Sunday, October 18, 2009

Write...Then Research?

      Yes I've just committed this error. I wrote a blog and posted on Hiawatha House without doing research first. When I researched immediately after posting the blog I found all kinds of in formation on Theodore Taylor and his novel  The Cay.

      I had wanted to something about tolerance and understanding. I was using The Cay to make my point. I had used the novel for many years and with numerous grade 7 classes. I found it a real gem as it was written in such a way that it appealed to kids on many levels.

     Now most of the information I discovered wouldn't have changed much in my post. I was just amazed at how much material was out there. I found numerous book reviews.

     I discovered that many teachers are still using The Cay for novel study. I retired in 97 and many teachers I taught with were not using it any more.

      I found out that Theodore Taylor had died.

    Most surprising I found that the Cay had at one time been banned!

     So yes, I learned a lesson. Do some research before you open your mouth on Hiawatha House.

My Ship is Sold

My ship didn't come in today. It was sold! In 1978 I saw a freighter canoe for sale at an auction. I was actually looking for 12 foot fishing boat. I knew what a freighter canoe was and it went for the right price, so I became the proud owner.

Not many people know what a freighter canoe is . Those of us who know them have a strong affection for them. Freighter canoes are larger than the double-pointed paddling canoes. They have a flat stern and you can attach an outboard motor for power. They are much wider than regular canoes. These vessels draw very little water and as a result can be propelled with very little power at a good rate of speed. They are easy to handle and smooth riding. I have used them on lakes , rivers and the sea. Aboriginal people from coast to coast like to use them as they were reasonably priced , very sturdy and easily repaired . And you guessed it; they had a large capacity for cargo.

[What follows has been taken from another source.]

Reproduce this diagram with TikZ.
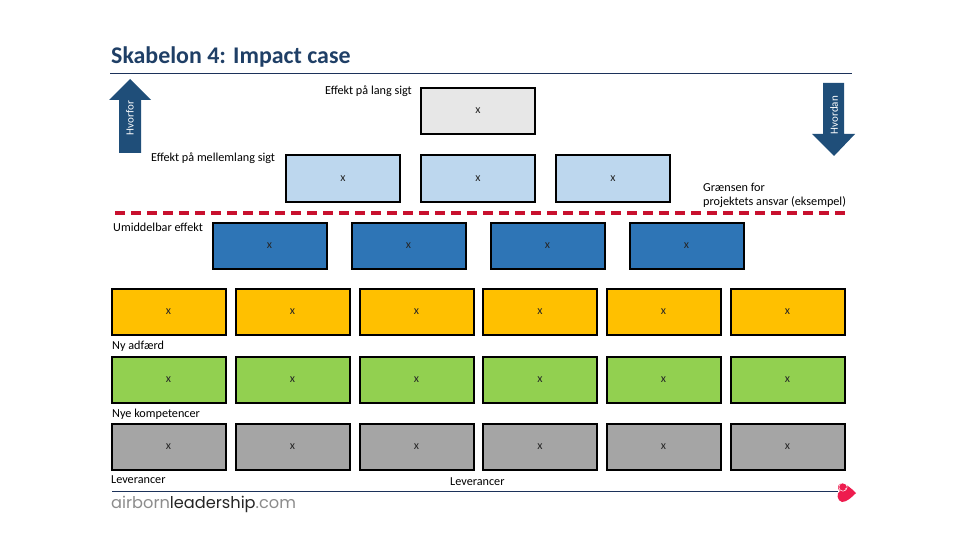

I first encountered the freighter canoe when I was teaching in Inuvik, NWT. One of the best trips I ever had was going down the Great Bear River. This river drains Great Bear Lake into the Mackenzie River. There were 21 miles of rapids, which we floated down with the outboard motor turned off. I then met the canoe again on the far northern coast of Quebec. There we ran up and down Wakeham Bay and out on to Hudson Strait. In all cases it handled beautifully. Many fish, seals and moose carcasses could be transported with ease.

As a family we used the canoe on a lake where we had a cabin.  It was an odd looking boat on central Alberta lakes , but it cruised effortlessly. The time had come to part with the ship as we were no longer using it. Someone from Thunder Bay saw my ad, knew these canoes well, and came out and picked it up. Our family had lots of fun times, and of course it was always referred to as "the ship".